Neither Wheeler nor Lugo have had terrific springs as each carries a 5.11 and 5.56 Grapefruit League ERA, respectively. However, Carig notes that Wheeler has impressed simply by appearing healthy and brandishing a fastball that once again sits in the mid- to high-90’s. Lugo, meanwhile, proved crucial to the Mets last year, posting a 2.67 ERA across eight starts and nine relief appearances.
Nick Groke of the Denver Post reports that the Rockies agreed to a $200 million, 30-year lease with the Metropolitan Baseball Stadium District, which is the state division that owns Coors Field. As part of the deal, the Rockies will lease and develop a plot of land south of the stadium, which will cost the team $125 million for 99 years.

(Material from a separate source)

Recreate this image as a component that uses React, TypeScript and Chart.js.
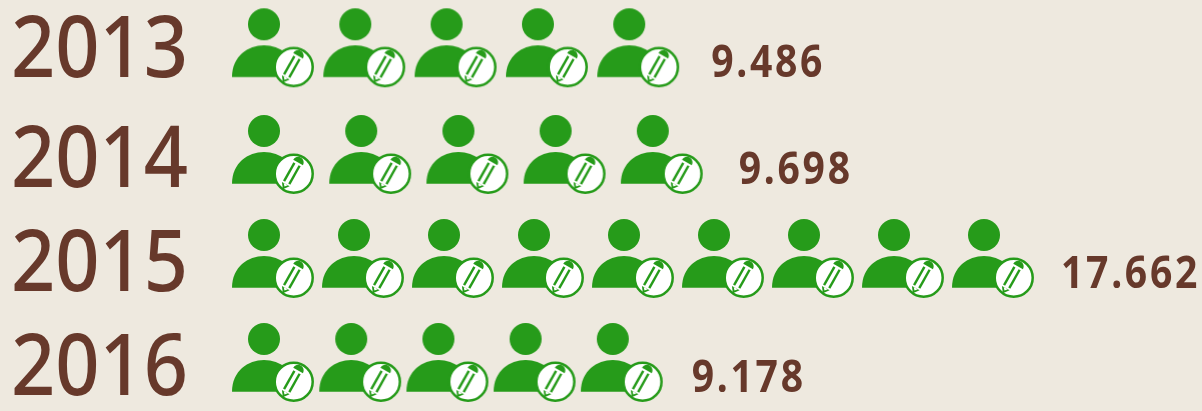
import React, { useEffect, useRef } from "react";
import { Chart, registerables } from "chart.js";

Chart.register(...registerables);

// Data
const years = ["2013", "2014", "2015", "2016"];
const iconCounts = [5, 5, 9, 5];
const valueLabels = ["9.486", "9.698", "17.662", "9.178"];

// Layout (pixel-aligned scale units)
const rowHeadY = [24.3, 131, 235, 339];
const rowPitch = [91.3, 97.2, 90, 87.2];
const firstHeadX = 264;
const labelGap = [82, 86, 77, 79];
const yearDrop = [53, 56, 56, 56];
const GREEN = "#269B1A";
const BROWN = "#67392B";
const BG = "#EEE9DF";
const SPRITE = 140;

function makeIcon(): HTMLCanvasElement {
  const c = document.createElement("canvas");
  c.width = SPRITE;
  c.height = SPRITE;
  const g = c.getContext("2d")!;
  g.translate(SPRITE / 2, SPRITE / 2);
  g.fillStyle = GREEN;
  // head
  g.beginPath();
  g.arc(0, 0, 16, 0, Math.PI * 2);
  g.fill();
  // shoulders
  g.beginPath();
  g.moveTo(-32, 52.7);
  g.bezierCurveTo(-32, 32, -16, 21, 0, 21);
  g.bezierCurveTo(16, 21, 32, 32, 32, 52.7);
  g.closePath();
  g.fill();
  // badge
  g.translate(29.7, 42.7);
  g.beginPath();
  g.arc(0, 0, 19, 0, Math.PI * 2);
  g.fillStyle = "#fff";
  g.fill();
  g.lineWidth = 2.5;
  g.strokeStyle = GREEN;
  g.stroke();
  // pencil
  g.translate(-2, 0);
  g.rotate((29.5 * Math.PI) / 180);
  g.fillStyle = GREEN;
  g.beginPath();
  g.arc(0, -13, 5.6, Math.PI, 0);
  g.closePath();
  g.fill();
  g.fillRect(-4.2, -10.8, 2.4, 21);
  g.fillRect(1.8, -10.8, 2.4, 21);
  g.beginPath();
  g.moveTo(-4.4, 12);
  g.lineTo(4.4, 12);
  g.lineTo(0, 18);
  g.closePath();
  g.fill();
  g.fillStyle = "#fff";
  g.beginPath();
  g.moveTo(-2.4, 12);
  g.lineTo(2.4, 12);
  g.lineTo(0, 14.6);
  g.closePath();
  g.fill();
  return c;
}

export default function App() {
  const ref = useRef<HTMLCanvasElement>(null);

  useEffect(() => {
    document.body.style.margin = "0";
    document.body.style.background = BG;
    const icon = makeIcon();

    const textPlugin = {
      id: "rowText",
      afterDatasetsDraw(chart: any) {
        const { ctx, scales } = chart;
        ctx.save();
        ctx.fillStyle = BROWN;
        ctx.textBaseline = "alphabetic";
        ctx.textAlign = "left";
        years.forEach((yr, i) => {
          const y = scales.y.getPixelForValue(rowHeadY[i]);
          // year label
          ctx.save();
          ctx.font = '500 86px "Noto Sans"';
          ctx.translate(11, y + yearDrop[i]);
          ctx.scale(0.9, 1);
          ctx.fillText(yr, 0, 0);
          ctx.restore();
          // value label
          const lastX =
            firstHeadX + (iconCounts[i] - 1) * rowPitch[i] + labelGap[i];
          ctx.save();
          ctx.font = 'bold 44px "Noto Sans"';
          ctx.translate(scales.x.getPixelForValue(lastX), y + 53);
          ctx.scale(0.89, 1);
          (ctx as any).letterSpacing = "3px";
          ctx.fillText(valueLabels[i], 0, 0);
          ctx.restore();
        });
        ctx.restore();
      },
    };

    const chart = new Chart(ref.current!, {
      type: "scatter",
      data: {
        datasets: years.map((yr, r) => ({
          label: yr,
          data: Array.from({ length: iconCounts[r] }, (_, i) => ({
            x: firstHeadX + i * rowPitch[r],
            y: rowHeadY[r],
          })),
          pointStyle: icon,
          pointRadius: SPRITE / 2,
          clip: false,
        })),
      },
      options: {
        animation: false,
        responsive: false,
        layout: { padding: 0, autoPadding: false },
        plugins: { legend: { display: false }, tooltip: { enabled: false } },
        scales: {
          x: { type: "linear", min: 0, max: 1202, display: false },
          y: { type: "linear", min: 0, max: 411, reverse: true, display: false },
        },
      },
      plugins: [textPlugin],
    } as any);
    return () => chart.destroy();
  }, []);

  return (
    <div style={{ width: 1202, height: 411, background: BG }}>
      <canvas ref={ref} width={1202} height={411} style={{ display: "block" }} />
    </div>
  );
}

As Groke points out, had the Rockies not reached a deal by Thursday, March 30, the lease would have rolled over for five more years.
Rockies owner Dick Monfort issued a statement, saying, “We are proud that Coors Field will continue to be a vital part of a vibrant city, drawing fans from near and far and making our Colorado residents proud.”
The Rockies moved into Coors Field in 1995. It is the National League’s third oldest stadium. In that span of time, the Rockies have made the playoffs three times, the last coming in 2009 when they lost in the NLDS to the Phillies. The Rockies were swept in the 2007 World Series by the Red Sox.